═══ TASK INPUT ═══

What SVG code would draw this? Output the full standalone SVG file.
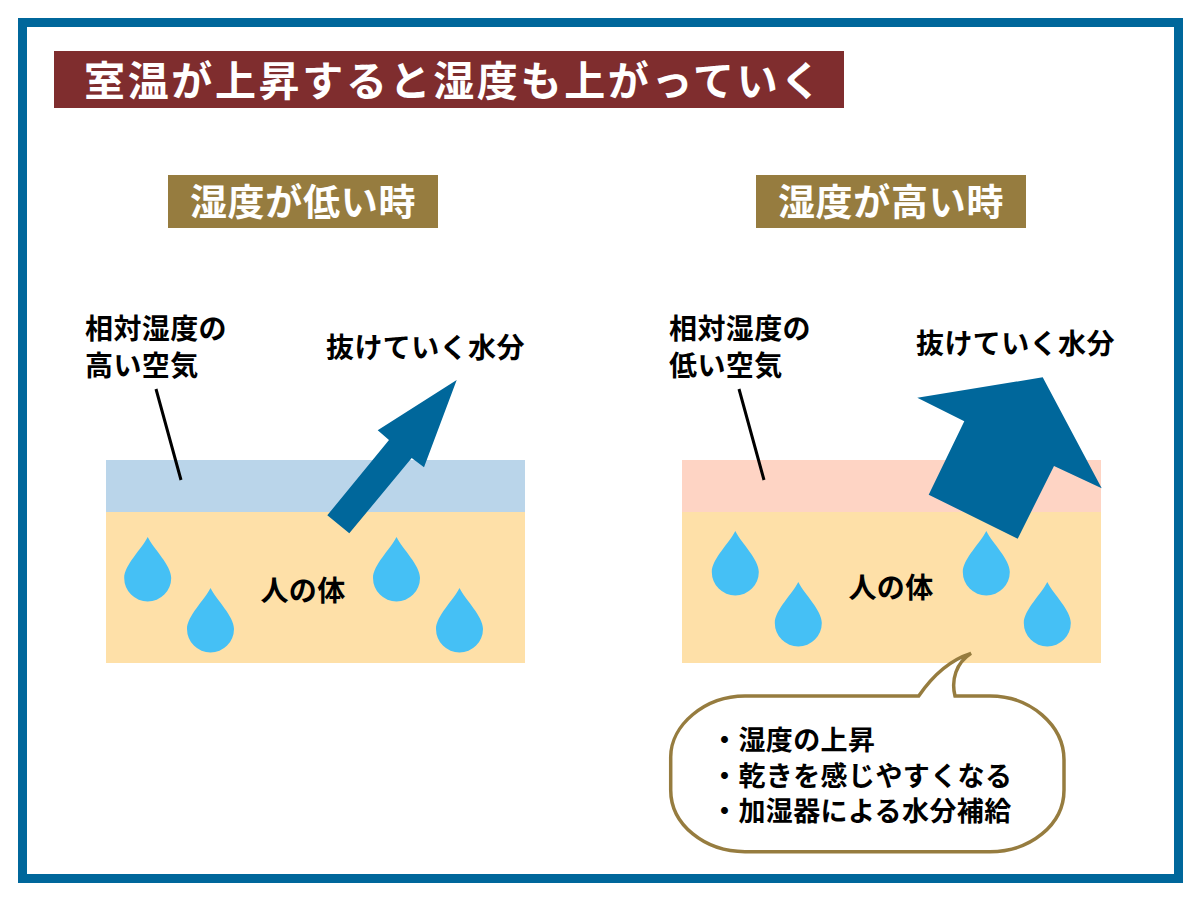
<svg xmlns="http://www.w3.org/2000/svg" width="1200" height="900" viewBox="0 0 1200 900">
<style>
text{font-family:"Noto Sans CJK JP","Noto Sans",sans-serif;font-weight:700;fill:#000}
.h{fill:#fff;text-anchor:middle}
.t1{font-size:41px;letter-spacing:2.650px}
.t2{font-size:37px;letter-spacing:.7px}
.l{font-size:28px;letter-spacing:.4px}
.b{font-size:27px;letter-spacing:.4px}
.drop{fill:#45c0f5}
.lead{stroke:#000;stroke-width:3;fill:none}
.arrow{fill:#00679b}
.tan{fill:#967c3f}
</style>
<defs><path id="d" d="M0 0C6 12 23.500 28 23.500 41A23.500 23.500 0 0 1-23.500 41C-23.500 28-6 12 0 0Z"/></defs>
<rect id="frame" x="22.500" y="22.500" width="1156" height="856" fill="#fff" stroke="#00679b" stroke-width="9"/>
<g id="title"><rect x="54" y="51" width="790" height="57" fill="#7f2d2e"/><text class="h t1" x="454" y="96">室温が上昇すると湿度も上がっていく</text></g>
<g id="head-low"><rect class="tan" x="168" y="175" width="270" height="53"/><text class="h t2" x="303" y="216">湿度が低い時</text></g>
<g id="head-high"><rect class="tan" x="756" y="175" width="270" height="53"/><text class="h t2" x="891" y="216">湿度が高い時</text></g>
<g id="skin-low"><rect x="106" y="460" width="419" height="52" fill="#bad5ea"/><rect x="106" y="512" width="419" height="151" fill="#fee0a8"/><text class="l" x="303" y="601" style="text-anchor:middle">人の体</text>
<g class="drop"><use href="#d" x="147.700" y="537"/><use href="#d" x="210.500" y="588"/><use href="#d" x="396.500" y="537"/><use href="#d" x="459.500" y="588"/></g></g>
<g id="skin-high"><rect x="682" y="460" width="419" height="52" fill="#fed4c4"/><rect x="682" y="512" width="419" height="151" fill="#fee0a8"/><text class="l" x="891" y="598" style="text-anchor:middle">人の体</text>
<g class="drop"><use href="#d" x="735.300" y="531"/><use href="#d" x="798.300" y="582"/><use href="#d" x="986.300" y="531"/><use href="#d" x="1047.300" y="582"/></g></g>
<g id="label-low"><text class="l" x="85" y="339">相対湿度の</text><text class="l" x="85" y="376">高い空気</text></g>
<g id="label-high"><text class="l" x="669" y="339">相対湿度の</text><text class="l" x="669" y="376">低い空気</text></g>
<g id="out-low"><text class="l" x="326" y="358">抜けていく水分</text></g>
<g id="out-high"><text class="l" x="916" y="354">抜けていく水分</text></g>
<g id="connectors">
<path class="lead" d="M156 389L181 480M739 389L764 480"/>
<polygon class="arrow" points="456.700,380 424,467.300 411.700,458 349.300,533.300 327.300,515.300 389,440 377.700,430.300"/>
<polygon class="arrow" points="917.300,397.700 1042.700,377.300 1101.700,488.300 1054,466 1017.700,538.700 928.700,494.700 964.300,421.300"/>
</g>
<g id="bubble"><path d="M745 696H918.700C933 675 950 660 971 653.300C956 663 951 680 955 696H990C1030 696 1064 725 1064 760V790C1064 825 1030 851.700 990 851.700H745C705 851.700 670.700 825 670.700 790V757C670.700 725 705 696 745 696Z" fill="#fff" stroke="#967c3f" stroke-width="3.500"/>
<text class="b" x="711" y="750">・湿度の上昇</text><text class="b" x="711" y="785.500">・乾きを感じやすくなる</text><text class="b" x="711" y="821">・加湿器による水分補給</text></g>
</svg>
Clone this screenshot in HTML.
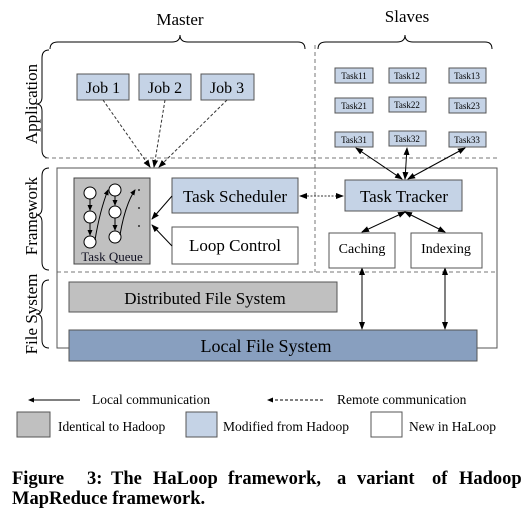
<!DOCTYPE html>
<html><head><style>
body{margin:0;background:#fff;}
svg text{font-family:"Liberation Serif",serif;fill:#000;}
</style></head><body>
<svg width="523" height="512" viewBox="0 0 523 512" xmlns="http://www.w3.org/2000/svg">
<defs>
<marker id="a" markerWidth="8" markerHeight="6" refX="7" refY="3" orient="auto" markerUnits="userSpaceOnUse"><path d="M0,0 L8,3 L0,6 z" fill="#000"/></marker>
<marker id="s" markerWidth="6" markerHeight="5" refX="5" refY="2.5" orient="auto" markerUnits="userSpaceOnUse"><path d="M0,0 L6,2.5 L0,5 z" fill="#000"/></marker>
<marker id="b" markerWidth="8" markerHeight="6" refX="1" refY="3" orient="auto" markerUnits="userSpaceOnUse"><path d="M8,0 L0,3 L8,6 z" fill="#000"/></marker>
</defs>
<g fill="none" stroke="#000" stroke-width="1">
<path d="M50,49 Q50,42 58,42 L172,42 Q180,42 180,35 Q180,42 188,42 L298,42 Q305,42 305,49"/>
<path d="M318,49 Q318,42 326,42 L397,42 Q405,42 405,35 Q405,42 413,42 L485,42 Q492,42 492,49"/>
<path d="M49,50 Q42,50 42,58 L42,97 Q42,104 36,104 Q42,104 42,111 L42,150 Q42,158 49,158"/>
<path d="M49,168 Q42,168 42,176 L42,208 Q42,215 36,215 Q42,215 42,222 L42,262 Q42,270 49,270"/>
<path d="M49,280 Q42,280 42,288 L42,307 Q42,314 36,314 Q42,314 42,321 L42,340 Q42,348 49,348"/>
</g>
<g stroke="#777" stroke-dasharray="4,3" fill="none">
<line x1="315" y1="45" x2="315" y2="272"/>
<line x1="45" y1="158" x2="497" y2="158"/>
<line x1="57" y1="272" x2="497" y2="272"/>
</g>
<rect x="57" y="168" width="440" height="180" fill="none" stroke="#555"/>
<text x="180" y="25" font-size="17" text-anchor="middle">Master</text>
<text x="407" y="22" font-size="17" text-anchor="middle">Slaves</text>
<text transform="translate(37,104) rotate(-90)" font-size="17" text-anchor="middle">Application</text>
<text transform="translate(37,216) rotate(-90)" font-size="17" text-anchor="middle">Framework</text>
<text transform="translate(37,314) rotate(-90)" font-size="17" text-anchor="middle">File System</text>
<g fill="#c5d3e6" stroke="#555">
<rect x="77" y="74" width="52" height="26"/><rect x="139" y="74" width="52" height="26"/><rect x="201" y="74" width="53" height="26"/>
</g>
<g font-size="16" text-anchor="middle"><text x="103" y="93">Job 1</text><text x="165" y="93">Job 2</text><text x="227" y="93">Job 3</text></g>
<g stroke="#333" stroke-dasharray="3,2" fill="none" marker-end="url(#a)">
<line x1="103" y1="100" x2="150" y2="167"/><line x1="165" y1="100" x2="154" y2="167"/><line x1="227" y1="100" x2="159" y2="167"/>
</g>
<g fill="#c5d3e6" stroke="#555">
<rect x="335" y="68" width="38" height="15"/><rect x="389" y="68" width="37" height="15"/><rect x="449" y="68" width="37" height="15"/>
<rect x="335" y="98" width="38" height="15"/><rect x="389" y="97" width="37" height="15"/><rect x="449" y="98" width="37" height="15"/>
<rect x="335" y="132" width="38" height="15"/><rect x="389" y="131" width="37" height="15"/><rect x="449" y="132" width="37" height="15"/>
</g>
<g font-size="9" text-anchor="middle" style="fill:#003">
<text x="354" y="79">Task11</text><text x="407" y="79">Task12</text><text x="467" y="79">Task13</text>
<text x="354" y="109">Task21</text><text x="407" y="108">Task22</text><text x="467" y="109">Task23</text>
<text x="354" y="143">Task31</text><text x="407" y="142">Task32</text><text x="467" y="143">Task33</text>
</g>
<g stroke="#000" fill="none" marker-start="url(#b)" marker-end="url(#a)">
<line x1="356" y1="148" x2="402" y2="179"/><line x1="407" y1="148" x2="405" y2="179"/><line x1="465" y1="148" x2="408" y2="179"/>
<line x1="405" y1="212" x2="362" y2="232"/><line x1="405" y1="212" x2="445" y2="232"/>
<line x1="362" y1="268" x2="362" y2="329"/><line x1="445" y1="268" x2="445" y2="329"/>
</g>
<rect x="74" y="178" width="76" height="86" fill="#c0c0c0" stroke="#444"/>
<text x="112" y="261" font-size="13" text-anchor="middle" style="fill:#112">Task Queue</text>
<g fill="#fff" stroke="#000">
<circle cx="90" cy="193" r="6"/><circle cx="90" cy="217" r="6"/><circle cx="90" cy="242" r="6"/>
<circle cx="115" cy="190" r="6"/><circle cx="115" cy="212" r="6"/><circle cx="115" cy="237" r="6"/>
</g>
<g stroke="#000" fill="none">
<line x1="90" y1="199" x2="90" y2="210" marker-end="url(#s)"/><line x1="90" y1="223" x2="90" y2="235" marker-end="url(#s)"/>
<line x1="115" y1="196" x2="115" y2="205" marker-end="url(#s)"/><line x1="115" y1="218" x2="115" y2="230" marker-end="url(#s)"/>
<path d="M95,240 Q100,210 108,190" marker-end="url(#s)"/><path d="M120,235 Q125,205 135,190" marker-end="url(#s)"/>
</g>
<g fill="#000"><circle cx="139" cy="190" r="0.9"/><circle cx="139" cy="208" r="0.9"/><circle cx="139" cy="226" r="0.9"/></g>
<rect x="172" y="178" width="126" height="35" fill="#c5d3e6" stroke="#555"/>
<text x="235" y="202" font-size="17" text-anchor="middle">Task Scheduler</text>
<rect x="172" y="227" width="126" height="37" fill="#fff" stroke="#555"/>
<text x="235" y="251" font-size="17" text-anchor="middle">Loop Control</text>
<g stroke="#000" fill="none" marker-end="url(#a)">
<line x1="172" y1="196" x2="152" y2="219"/><line x1="172" y1="246" x2="152" y2="225"/>
</g>
<line x1="300" y1="196" x2="343" y2="196" stroke="#333" stroke-dasharray="2,1.5" marker-start="url(#b)" marker-end="url(#a)"/>
<rect x="345" y="180" width="117" height="31" fill="#c5d3e6" stroke="#555"/>
<text x="404" y="202" font-size="17" text-anchor="middle">Task Tracker</text>
<rect x="329" y="233" width="66" height="35" fill="#fff" stroke="#555"/>
<text x="362" y="253" font-size="14" text-anchor="middle">Caching</text>
<rect x="411" y="233" width="71" height="35" fill="#fff" stroke="#555"/>
<text x="446" y="253" font-size="14" text-anchor="middle">Indexing</text>
<rect x="69" y="282" width="268" height="30" fill="#c0c0c0" stroke="#555"/>
<text x="205" y="304" font-size="17" text-anchor="middle">Distributed File System</text>
<rect x="69" y="330" width="408" height="31" fill="#889fbf" stroke="#555"/>
<text x="266" y="352" font-size="18" text-anchor="middle">Local File System</text>
<line x1="80" y1="400" x2="29" y2="400" stroke="#000" marker-end="url(#s)"/>
<text x="92" y="404" font-size="13.5">Local communication</text>
<line x1="323" y1="400" x2="268" y2="400" stroke="#000" stroke-dasharray="3,2" marker-end="url(#s)"/>
<text x="337" y="404" font-size="13.5">Remote communication</text>
<rect x="17" y="412" width="33" height="25" fill="#c0c0c0" stroke="#555"/>
<text x="58" y="431" font-size="13.5">Identical to Hadoop</text>
<rect x="186" y="412" width="31" height="25" fill="#c5d3e6" stroke="#555"/>
<text x="223" y="431" font-size="13.5">Modified from Hadoop</text>
<rect x="371" y="412" width="31" height="25" fill="#fff" stroke="#555"/>
<text x="409" y="431" font-size="13.5">New in HaLoop</text>
<g font-size="18.5" font-weight="bold">
<text x="12" y="484">Figure</text><text x="87" y="484">3:</text><text x="111" y="484">The</text><text x="153" y="484">HaLoop</text><text x="228" y="484">framework,</text><text x="337" y="484">a</text><text x="357" y="484">variant</text><text x="432" y="484">of</text><text x="459" y="484">Hadoop</text>
<text x="12" y="504">MapReduce framework.</text>
</g>
</svg>
</body></html>
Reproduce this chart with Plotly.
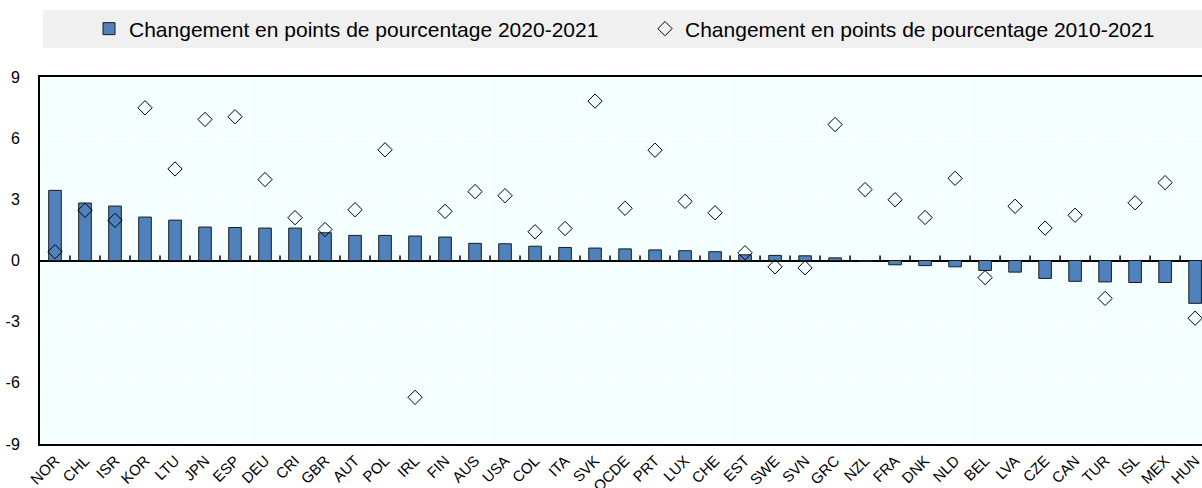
import plotly.graph_objects as go

countries = ["NOR", "CHL", "ISR", "KOR", "LTU", "JPN", "ESP", "DEU", "CRI", "GBR",
             "AUT", "POL", "IRL", "FIN", "AUS", "USA", "COL", "ITA", "SVK", "OCDE",
             "PRT", "LUX", "CHE", "EST", "SWE", "SVN", "GRC", "NZL", "FRA", "DNK",
             "NLD", "BEL", "LVA", "CZE", "CAN", "TUR", "ISL", "MEX", "HUN"]

change_2020_2021 = [3.44, 2.82, 2.67, 2.13, 1.98, 1.64, 1.62, 1.59, 1.59, 1.36,
                    1.23, 1.23, 1.20, 1.15, 0.84, 0.82, 0.70, 0.64, 0.61, 0.57,
                    0.52, 0.48, 0.43, 0.28, 0.25, 0.23, 0.13, -0.03, -0.21, -0.25,
                    -0.31, -0.49, -0.57, -0.88, -1.02, -1.05, -1.08, -1.08, -2.10]

change_2010_2021 = [0.43, 2.46, 1.97, 7.49, 4.49, 6.92, 7.05, 3.97, 2.10, 1.52,
                    2.49, 5.43, -6.71, 2.41, 3.38, 3.18, 1.41, 1.57, 7.82, 2.56,
                    5.41, 2.90, 2.34, 0.38, -0.31, -0.36, 6.67, 3.48, 2.98, 2.11,
                    4.03, -0.84, 2.66, 1.59, 2.22, -1.86, 2.83, 3.82, -2.83]

y_ticks = [-9, -6, -3, 0, 3, 6, 9]

label_bar = "Changement en points de pourcentage 2020-2021"
label_dot = "Changement en points de pourcentage 2010-2021"

FONT = "Liberation Sans, Arial, sans-serif"

fig = go.Figure()
fig.add_trace(go.Bar(
    x=countries, y=change_2020_2021, name=label_bar,
    marker=dict(color="#4F81BD", line=dict(color="#1a1a1a", width=1)),
    legend="legend",
))
fig.add_trace(go.Scatter(
    x=countries, y=change_2010_2021, name=label_dot, mode="markers",
    marker=dict(symbol="diamond-open", size=11, color="#000000",
                line=dict(color="#000000", width=1)),
    legend="legend2",
))

W, H = 1202, 488
L, R, T, B = 40, 0, 77, 44
pw, ph = W - L - R, H - T - B

def px_x(px):
    return (px - L) / pw

def px_y(py):
    return 1 + (T - py) / ph

shapes = [dict(type="rect", xref="paper", yref="paper",
               x0=px_x(43), x1=1.0, y0=px_y(48), y1=px_y(10),
               fillcolor="#F0F0F0", line=dict(width=0), layer="below")]
# small category boundary ticks on the zero line
for i in range(len(countries) - 1):
    shapes.append(dict(type="line", xref="x", yref="y",
                       x0=i + 0.5, x1=i + 0.5, y0=0, y1=0.25,
                       line=dict(color="#000000", width=1.5)))

fig.update_layout(
    width=W, height=H,
    margin=dict(l=L, r=R, t=T, b=B, autoexpand=False),
    paper_bgcolor="#FFFFFF",
    plot_bgcolor="#F4FFFF",
    font=dict(family=FONT, size=16, color="#000000"),
    bargap=0.58,
    showlegend=True,
    legend=dict(orientation="h", x=px_x(89), xanchor="left",
                y=px_y(29), yanchor="middle", bgcolor="rgba(0,0,0,0)",
                font=dict(family=FONT, size=21, color="#000000")),
    legend2=dict(orientation="h", x=px_x(645), xanchor="left",
                 y=px_y(29), yanchor="middle", bgcolor="rgba(0,0,0,0)",
                 font=dict(family=FONT, size=21, color="#000000")),
    shapes=shapes,
)

fig.update_xaxes(
    type="category", categoryorder="array", categoryarray=countries,
    range=[-0.5, 38.23], tickson="boundaries", ticks="",
    showgrid=True, gridcolor="#FFFFFF", gridwidth=1,
    showline=True, linecolor="#000000", linewidth=2, mirror=True,
    tickangle=-45, tickfont=dict(family=FONT, size=15, color="#000000"),
)
fig.update_yaxes(
    range=[-9, 9], tickvals=y_ticks, ticktext=[str(v) for v in y_ticks],
    showgrid=True, gridcolor="#FFFFFF", gridwidth=1,
    zeroline=True, zerolinecolor="#000000", zerolinewidth=1.5,
    showline=True, linecolor="#000000", linewidth=2,
    ticks="", ticklabelstandoff=15,
    tickfont=dict(family=FONT, size=16, color="#000000"),
)

fig.write_html(
    "out.html",
    config={"displayModeBar": False},
    post_script="document.body.style.margin='0';document.body.style.overflow='hidden';",
)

═══

• **DESCRIPTION OF THE TASK**
Above are records with pictures. Reproduce exactly only the lines from the line with "Reproduce this chart with Plotly." through the line with "y_ticks = [-9, -6, -3, 0, 3, 6, 9]", both ends included, and leave the pictures out.

• **OUTPUT**
Reproduce this chart with Plotly.
import plotly.graph_objects as go

countries = ["NOR", "CHL", "ISR", "KOR", "LTU", "JPN", "ESP", "DEU", "CRI", "GBR",
             "AUT", "POL", "IRL", "FIN", "AUS", "USA", "COL", "ITA", "SVK", "OCDE",
             "PRT", "LUX", "CHE", "EST", "SWE", "SVN", "GRC", "NZL", "FRA", "DNK",
             "NLD", "BEL", "LVA", "CZE", "CAN", "TUR", "ISL", "MEX", "HUN"]

change_2020_2021 = [3.44, 2.82, 2.67, 2.13, 1.98, 1.64, 1.62, 1.59, 1.59, 1.36,
                    1.23, 1.23, 1.20, 1.15, 0.84, 0.82, 0.70, 0.64, 0.61, 0.57,
                    0.52, 0.48, 0.43, 0.28, 0.25, 0.23, 0.13, -0.03, -0.21, -0.25,
                    -0.31, -0.49, -0.57, -0.88, -1.02, -1.05, -1.08, -1.08, -2.10]

change_2010_2021 = [0.43, 2.46, 1.97, 7.49, 4.49, 6.92, 7.05, 3.97, 2.10, 1.52,
                    2.49, 5.43, -6.71, 2.41, 3.38, 3.18, 1.41, 1.57, 7.82, 2.56,
                    5.41, 2.90, 2.34, 0.38, -0.31, -0.36, 6.67, 3.48, 2.98, 2.11,
                    4.03, -0.84, 2.66, 1.59, 2.22, -1.86, 2.83, 3.82, -2.83]

y_ticks = [-9, -6, -3, 0, 3, 6, 9]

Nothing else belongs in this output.